Crude Prices Dip as Iran Proposes New Peace Talks
Crude oil prices took a sharp dip recently as Iran proposed new peace talks aimed at easing tensions in the Middle East. The announcement has sparked optimism across global markets, with traders hoping for a de-escalation of geopolitical risks that have long driven volatility in energy prices. For Indian markets, heavily reliant on oil imports, this development could have ripple effects across multiple sectors, from transportation to manufacturing.
Crude Oil’s Movement: A Snapshot
The benchmark Brent crude fell by 1.8% to $83.40 per barrel, while WTI crude dropped 2.1% to $78.90 per barrel in early trading. This decline reflects growing confidence in the potential success of peace negotiations. Historically, any signs of reduced tensions in the Middle East—a region responsible for over 30% of the world’s crude oil supply—tend to lower risk premiums on oil prices.
30%
Share of global crude oil supply attributed to the Middle East
However, analysts caution that the situation remains fluid. Any breakdown in talks or fresh developments in the region could reverse the current downward trend quickly, underscoring the need for traders to remain vigilant.
Impact on Indian Markets
India is among the largest importers of crude oil globally, and any fluctuation in prices directly impacts the country’s economy. A dip in crude prices can lead to lower fuel costs, easing inflationary pressures and providing some breathing room for fiscal policies. Sectors like transportation, aviation, and chemicals could see reduced input costs, boosting profitability in the short term.
However, the reverse is also true. If peace talks fail or tensions escalate, crude prices could rebound, putting pressure on the Indian rupee and widening the country’s current account deficit. For traders, this means energy-heavy stocks like Indian Oil Corporation (IOC), Bharat Petroleum (BPCL), and Hindustan Petroleum (HPCL) could experience significant volatility.
🔑 Key Takeaway
Indian traders should monitor crude oil prices closely, as they directly affect inflation, currency value, and the performance of energy-intensive industries.

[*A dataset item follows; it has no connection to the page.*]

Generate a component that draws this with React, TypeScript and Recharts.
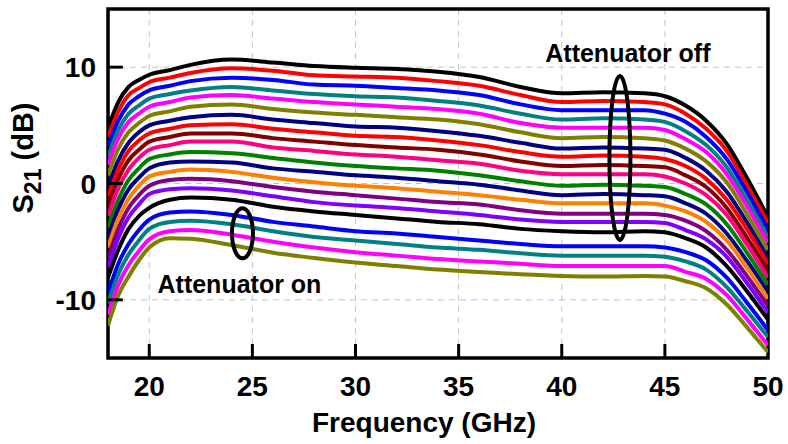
import React from "react";
import {
  LineChart,
  Line,
  XAxis,
  YAxis,
  CartesianGrid,
  ReferenceArea,
  ReferenceLine,
  ReferenceDot,
} from "recharts";

// Frequency points (GHz)
const freqGHz = [18, 18.5, 19, 19.5, 20, 21, 22, 24, 26, 28, 30, 32, 34, 36, 38, 40, 42, 44, 45, 46, 47, 48, 49, 50];

// S21 (dB) for each attenuation state, attenuator off (top) to attenuator on (bottom)
const s01 = [4.8, 7.0, 8.3, 8.9, 9.35, 9.75, 10.2, 10.65, 10.4, 10.1, 9.95, 9.85, 9.6, 9.15, 8.3, 7.75, 7.85, 7.75, 7.5, 6.7, 5.4, 3.4, 0.4, -2.9];
const s02 = [4.0, 6.2, 7.6, 8.2, 8.7, 9.1, 9.5, 9.9, 9.7, 9.3, 9.2, 9.1, 8.8, 8.4, 7.6, 7.0, 7.1, 7.0, 6.8, 6.0, 4.7, 2.8, -0.2, -3.4];
const s03 = [3.2, 5.4, 6.8, 7.5, 8.0, 8.4, 8.8, 9.1, 8.9, 8.5, 8.4, 8.2, 8.0, 7.6, 6.8, 6.3, 6.3, 6.3, 6.0, 5.3, 4.0, 2.1, -0.8, -4.0];
const s04 = [2.3, 4.6, 6.0, 6.7, 7.3, 7.7, 8.0, 8.3, 8.0, 7.7, 7.5, 7.4, 7.1, 6.7, 6.0, 5.5, 5.6, 5.5, 5.3, 4.5, 3.3, 1.4, -1.5, -4.6];
const s05 = [1.6, 3.9, 5.3, 6.0, 6.6, 7.0, 7.4, 7.6, 7.3, 7.0, 6.8, 6.6, 6.4, 6.0, 5.2, 4.8, 4.8, 4.8, 4.6, 3.8, 2.7, 0.8, -2.0, -5.1];
const s06 = [0.7, 3.0, 4.4, 5.2, 5.8, 6.2, 6.6, 6.8, 6.4, 6.1, 5.9, 5.7, 5.5, 5.1, 4.4, 3.9, 4.0, 3.9, 3.7, 3.0, 1.9, 0.1, -2.7, -5.7];
const s07 = [-0.3, 2.0, 3.5, 4.4, 5.0, 5.4, 5.7, 5.9, 5.5, 5.2, 4.9, 4.8, 4.5, 4.1, 3.5, 3.0, 3.1, 3.0, 2.9, 2.2, 1.1, -0.7, -3.4, -6.4];
const s08 = [-1.1, 1.2, 2.8, 3.7, 4.3, 4.7, 5.0, 5.1, 4.7, 4.4, 4.1, 4.0, 3.7, 3.3, 2.7, 2.3, 2.4, 2.3, 2.1, 1.5, 0.4, -1.4, -4.0, -6.9];
const s09 = [-1.9, 0.4, 2.0, 2.9, 3.6, 4.0, 4.3, 4.3, 3.9, 3.6, 3.3, 3.1, 2.9, 2.5, 1.9, 1.5, 1.6, 1.5, 1.4, 0.7, -0.3, -2.1, -4.7, -7.5];
const s10 = [-2.8, -0.4, 1.2, 2.2, 2.9, 3.3, 3.6, 3.6, 3.1, 2.8, 2.5, 2.3, 2.0, 1.7, 1.1, 0.8, 0.8, 0.8, 0.6, 0.0, -1.0, -2.7, -5.3, -8.1];
const s11 = [-3.8, -1.4, 0.3, 1.3, 2.1, 2.5, 2.7, 2.6, 2.2, 1.8, 1.5, 1.3, 1.1, 0.7, 0.2, -0.2, -0.1, -0.2, -0.3, -0.9, -1.8, -3.5, -6.0, -8.7];
const s12 = [-4.6, -2.2, -0.5, 0.5, 1.3, 1.8, 1.9, 1.8, 1.3, 1.0, 0.7, 0.5, 0.2, -0.1, -0.6, -1.0, -0.9, -1.0, -1.1, -1.7, -2.6, -4.3, -6.7, -9.3];
const s13 = [-5.5, -3.0, -1.3, -0.2, 0.6, 1.0, 1.2, 1.0, 0.5, 0.1, -0.2, -0.4, -0.7, -1.0, -1.4, -1.7, -1.7, -1.7, -1.9, -2.4, -3.3, -4.9, -7.3, -9.9];
const s14 = [-6.4, -3.9, -2.1, -1.0, -0.2, 0.3, 0.4, 0.2, -0.3, -0.7, -1.0, -1.3, -1.6, -1.8, -2.3, -2.6, -2.6, -2.6, -2.7, -3.2, -4.1, -5.7, -8.0, -10.5];
const s15 = [-7.2, -4.7, -2.9, -1.8, -0.9, -0.5, -0.4, -0.6, -1.1, -1.6, -1.9, -2.1, -2.4, -2.7, -3.1, -3.3, -3.3, -3.3, -3.4, -4.0, -4.8, -6.3, -8.6, -11.1];
const s16 = [-8.1, -5.7, -3.9, -2.8, -2.1, -1.4, -1.2, -1.4, -2.0, -2.4, -2.7, -3.0, -3.3, -3.5, -3.9, -4.1, -4.2, -4.1, -4.2, -4.7, -5.5, -7.1, -9.3, -11.7];
const s17 = [-9.4, -6.9, -5.2, -4.0, -3.1, -2.5, -2.4, -2.7, -3.3, -3.7, -4.1, -4.3, -4.6, -4.9, -5.2, -5.4, -5.4, -5.4, -5.5, -5.9, -6.6, -8.1, -10.3, -12.6];
const s18 = [-10.3, -7.8, -6.1, -4.9, -3.9, -3.3, -3.2, -3.5, -4.1, -4.6, -4.9, -5.2, -5.5, -5.7, -6.0, -6.2, -6.2, -6.2, -6.3, -6.7, -7.4, -8.9, -11.0, -13.2];
const s19 = [-11.3, -8.7, -7.0, -5.8, -4.8, -4.1, -4.0, -4.4, -5.0, -5.5, -5.9, -6.2, -6.5, -6.7, -6.9, -7.1, -7.1, -7.1, -7.1, -7.6, -8.2, -9.6, -11.7, -13.9];
const s20 = [-12.2, -9.6, -8.0, -6.6, -5.5, -4.7, -4.75, -5.3, -5.95, -6.4, -6.8, -7.1, -7.4, -7.6, -7.8, -7.95, -8.0, -7.95, -8.0, -8.4, -9.0, -10.4, -12.4, -14.5];

const seriesList = [s01, s02, s03, s04, s05, s06, s07, s08, s09, s10, s11, s12, s13, s14, s15, s16, s17, s18, s19, s20];
const seriesColors = [
  "#000000", "#ff0000", "#0000ff", "#008080", "#ff00ff",
  "#808000", "#000080", "#ff0000", "#800000", "#ff0080",
  "#008000", "#000080", "#ff8000", "#800080", "#8000ff",
  "#000000", "#0000ff", "#008080", "#ff00ff", "#808000",
];

const xTicks = [20, 25, 30, 35, 40, 45, 50];
const yTicks = [-10, 0, 10];
const xDomain = [18, 50];
const yDomain = [-15, 15];

// annotation anchors (data coordinates)
const offLabel = { x: 39.2, y: 10.45, text: "Attenuator off" };
const onLabel = { x: 20.4, y: -9.45, text: "Attenuator on" };
const offEllipse = { x: 42.82, y: 2.2 };
const onEllipse = { x: 24.52, y: -4.28 };

const data = freqGHz.map((f, i) => {
  const row: Record<string, number> = { f };
  seriesList.forEach((s, k) => {
    row[`s${k + 1}`] = s[i];
  });
  return row;
});

const FONT = "'Liberation Sans', Arial, sans-serif";

const XTick = (props: any) => {
  const { x, y, payload } = props;
  return (
    <text x={x} y={y} dy="0.71em" textAnchor="middle" fontFamily={FONT} fontWeight="bold" fontSize={28} fill="#000">
      {payload.value}
    </text>
  );
};

const YTick = (props: any) => {
  const { x, y, payload } = props;
  return (
    <text x={x} y={y} dy="0.36em" textAnchor="end" fontFamily={FONT} fontWeight="bold" fontSize={28} fill="#000">
      {payload.value}
    </text>
  );
};

const YLabel = () => (
  <text
    x={33}
    y={158}
    transform="rotate(-90, 33, 158)"
    textAnchor="middle"
    fontFamily={FONT}
    fontWeight="bold"
    fontSize={29}
    fill="#000"
  >
    <tspan>S</tspan>
    <tspan fontSize={23} dy={8}>21</tspan>
    <tspan dy={-8}>{"  (dB)"}</tspan>
  </text>
);

const XLabel = () => (
  <text x={424} y={432} textAnchor="middle" fontFamily={FONT} fontWeight="bold" fontSize={28} fill="#000">
    Frequency (GHz)
  </text>
);

export default function App() {
  return (
    <div style={{ position: "absolute", left: 0, top: 0, background: "#fff" }}>
      <LineChart
        width={788}
        height={444}
        data={data}
        margin={{ top: 9, right: 20, left: 0, bottom: 0 }}
      >
        <CartesianGrid stroke="#c4c4c4" strokeDasharray="6 5" strokeWidth={1} />
        <XAxis
          dataKey="f"
          type="number"
          domain={xDomain}
          ticks={xTicks}
          height={86}
          axisLine={false}
          tickLine={false}
          tickSize={6}
          tickMargin={12}
          tick={<XTick />}
          label={<XLabel />}
          allowDataOverflow
        />
        <YAxis
          type="number"
          domain={yDomain}
          ticks={yTicks}
          width={108}
          axisLine={false}
          tickLine={false}
          tickSize={6}
          tickMargin={6}
          tick={<YTick />}
          label={<YLabel />}
          allowDataOverflow
        />
        {seriesList.map((_, k) => (
          <Line
            key={k}
            dataKey={`s${k + 1}`}
            type="monotone"
            stroke={seriesColors[k]}
            strokeWidth={4}
            dot={false}
            activeDot={false}
            isAnimationActive={false}
          />
        ))}
        {xTicks.slice(0, -1).map((t) => (
          <ReferenceLine
            key={`xt${t}`}
            segment={[{ x: t, y: yDomain[0] }, { x: t, y: yDomain[0] + 1.2 }]}
            stroke="#000"
            strokeWidth={3}
          />
        ))}
        {yTicks.map((t) => (
          <ReferenceLine
            key={`yt${t}`}
            segment={[{ x: xDomain[0], y: t }, { x: xDomain[0] + 0.72, y: t }]}
            stroke="#000"
            strokeWidth={3}
          />
        ))}
        <ReferenceArea
          x1={xDomain[0]}
          x2={xDomain[1]}
          y1={yDomain[0]}
          y2={yDomain[1]}
          fill="none"
          fillOpacity={0}
          stroke="#000"
          strokeWidth={3.5}
        />
        <ReferenceDot
          x={offEllipse.x}
          y={offEllipse.y}
          shape={(p: any) => (
            <ellipse cx={p.cx} cy={p.cy} rx={10.5} ry={82} fill="none" stroke="#000" strokeWidth={4} />
          )}
        />
        <ReferenceDot
          x={onEllipse.x}
          y={onEllipse.y}
          shape={(p: any) => (
            <ellipse cx={p.cx} cy={p.cy} rx={10.5} ry={25} fill="none" stroke="#000" strokeWidth={4} />
          )}
        />
        <ReferenceDot
          x={offLabel.x}
          y={offLabel.y}
          shape={(p: any) => (
            <text x={p.cx} y={p.cy} textAnchor="start" fontFamily={FONT} fontWeight="bold" fontSize={25} fill="#000">
              {offLabel.text}
            </text>
          )}
        />
        <ReferenceDot
          x={onLabel.x}
          y={onLabel.y}
          shape={(p: any) => (
            <text x={p.cx} y={p.cy} textAnchor="start" fontFamily={FONT} fontWeight="bold" fontSize={25} fill="#000">
              {onLabel.text}
            </text>
          )}
        />
      </LineChart>
    </div>
  );
}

Trading Strategies Amid Volatility
Spotting Opportunities in Energy Stocks
A downward trend in crude prices could positively impact stocks in the transportation and logistics sectors, as fuel is a significant cost. Conversely, upstream oil and gas companies may experience a decline in margins. Traders should track companies like Oil and Natural Gas Corporation (ONGC) and Reliance Industries for potential price movements.
Hedging Against Uncertainty
Given the volatility of crude prices, traders might consider using derivatives to hedge their positions. Futures contracts and options on energy indices can provide a buffer against sudden price reversals. However, these instruments carry their own risks and should be approached with careful analysis.
💡 Pro Tip
Use global oil benchmarks like Brent and WTI to anticipate sectoral movements in the Indian markets. Regular updates on crude inventories and geopolitical news are critical for informed decision-making.
What Indian Traders Should Watch Next
As peace talks unfold, traders should remain focused on key indicators like global crude oil inventories, currency movements (especially the INR-USD exchange rate), and any new geopolitical developments. Keeping an eye on sectoral indices like NIFTY Energy can also provide early signals for impending market moves.
⚠️ Warning
Geopolitical risks remain unpredictable. Avoid making large trades based solely on early news and always diversify your portfolio.